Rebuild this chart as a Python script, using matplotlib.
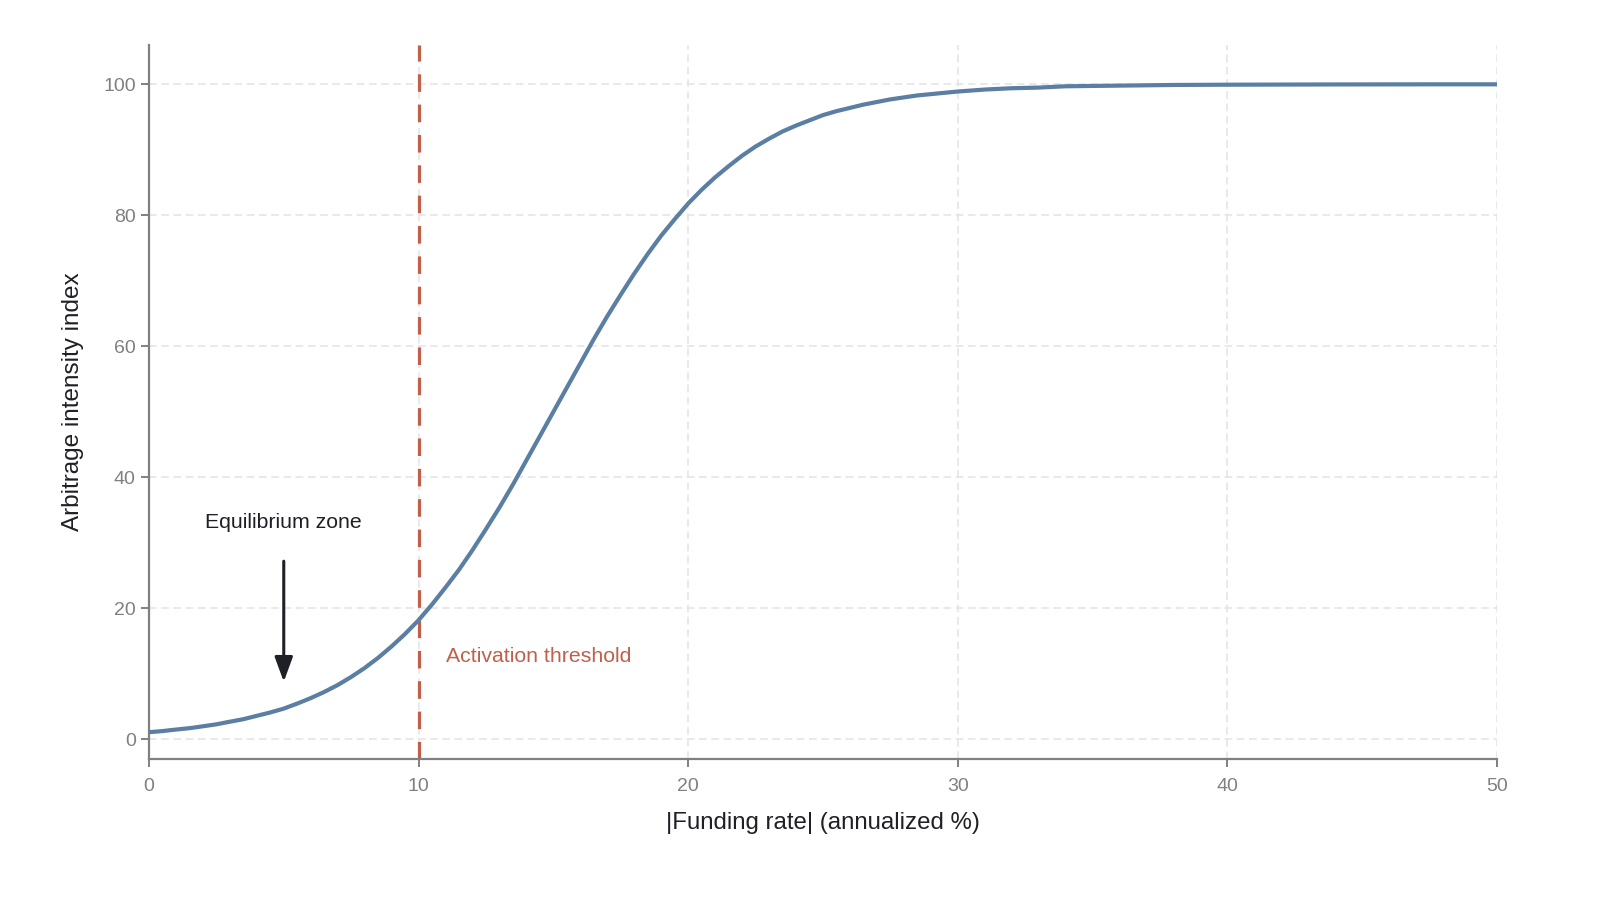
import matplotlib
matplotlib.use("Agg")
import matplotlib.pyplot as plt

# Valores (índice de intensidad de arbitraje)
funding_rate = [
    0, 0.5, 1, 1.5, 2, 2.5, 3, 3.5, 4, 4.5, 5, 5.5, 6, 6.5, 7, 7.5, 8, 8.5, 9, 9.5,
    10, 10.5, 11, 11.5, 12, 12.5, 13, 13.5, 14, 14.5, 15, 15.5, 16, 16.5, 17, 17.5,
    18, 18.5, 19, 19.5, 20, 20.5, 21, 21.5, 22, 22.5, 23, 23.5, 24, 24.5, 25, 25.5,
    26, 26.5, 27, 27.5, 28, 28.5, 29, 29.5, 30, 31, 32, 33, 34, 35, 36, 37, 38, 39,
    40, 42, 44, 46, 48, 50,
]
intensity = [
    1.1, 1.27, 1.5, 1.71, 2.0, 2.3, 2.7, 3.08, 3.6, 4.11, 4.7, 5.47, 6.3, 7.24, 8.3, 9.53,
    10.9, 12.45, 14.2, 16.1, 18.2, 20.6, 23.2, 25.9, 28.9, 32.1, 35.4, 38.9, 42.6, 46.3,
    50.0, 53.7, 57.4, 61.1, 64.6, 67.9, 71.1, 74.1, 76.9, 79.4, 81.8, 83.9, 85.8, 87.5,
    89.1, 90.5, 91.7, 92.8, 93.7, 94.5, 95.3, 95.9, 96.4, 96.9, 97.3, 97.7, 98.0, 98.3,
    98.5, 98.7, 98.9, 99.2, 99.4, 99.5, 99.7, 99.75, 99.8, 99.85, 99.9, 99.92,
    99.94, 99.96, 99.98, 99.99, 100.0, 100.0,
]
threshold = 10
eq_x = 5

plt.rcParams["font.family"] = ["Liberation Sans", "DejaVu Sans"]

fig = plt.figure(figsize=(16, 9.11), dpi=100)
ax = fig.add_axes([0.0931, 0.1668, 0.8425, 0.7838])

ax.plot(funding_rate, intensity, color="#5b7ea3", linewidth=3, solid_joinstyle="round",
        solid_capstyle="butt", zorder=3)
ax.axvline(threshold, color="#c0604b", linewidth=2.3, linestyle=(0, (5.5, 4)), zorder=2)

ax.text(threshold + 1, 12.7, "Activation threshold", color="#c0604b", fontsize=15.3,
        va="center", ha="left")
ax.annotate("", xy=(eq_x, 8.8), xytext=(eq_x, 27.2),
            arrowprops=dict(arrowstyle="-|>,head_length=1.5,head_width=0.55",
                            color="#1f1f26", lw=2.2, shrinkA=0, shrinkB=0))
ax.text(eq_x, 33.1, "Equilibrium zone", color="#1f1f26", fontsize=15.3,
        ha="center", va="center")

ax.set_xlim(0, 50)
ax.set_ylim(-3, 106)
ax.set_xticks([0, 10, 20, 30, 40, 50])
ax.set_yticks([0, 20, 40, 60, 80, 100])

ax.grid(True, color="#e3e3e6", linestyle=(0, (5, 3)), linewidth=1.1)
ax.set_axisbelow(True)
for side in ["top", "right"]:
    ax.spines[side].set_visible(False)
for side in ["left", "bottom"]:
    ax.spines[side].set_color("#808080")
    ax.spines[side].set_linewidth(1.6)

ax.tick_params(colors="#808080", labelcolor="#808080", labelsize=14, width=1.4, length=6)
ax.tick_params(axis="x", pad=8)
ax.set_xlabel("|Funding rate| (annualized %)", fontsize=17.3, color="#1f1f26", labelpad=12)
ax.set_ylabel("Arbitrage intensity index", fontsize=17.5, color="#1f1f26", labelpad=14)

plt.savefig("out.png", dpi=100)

## Exercise brief
Extract, word for word, each line from the top of the data down to and including the line with "import matplotlib.pyplot as plt"; skip the pictures.

## Result for this exercise
Rebuild this chart as a Python script, using matplotlib.
import matplotlib
matplotlib.use("Agg")
import matplotlib.pyplot as plt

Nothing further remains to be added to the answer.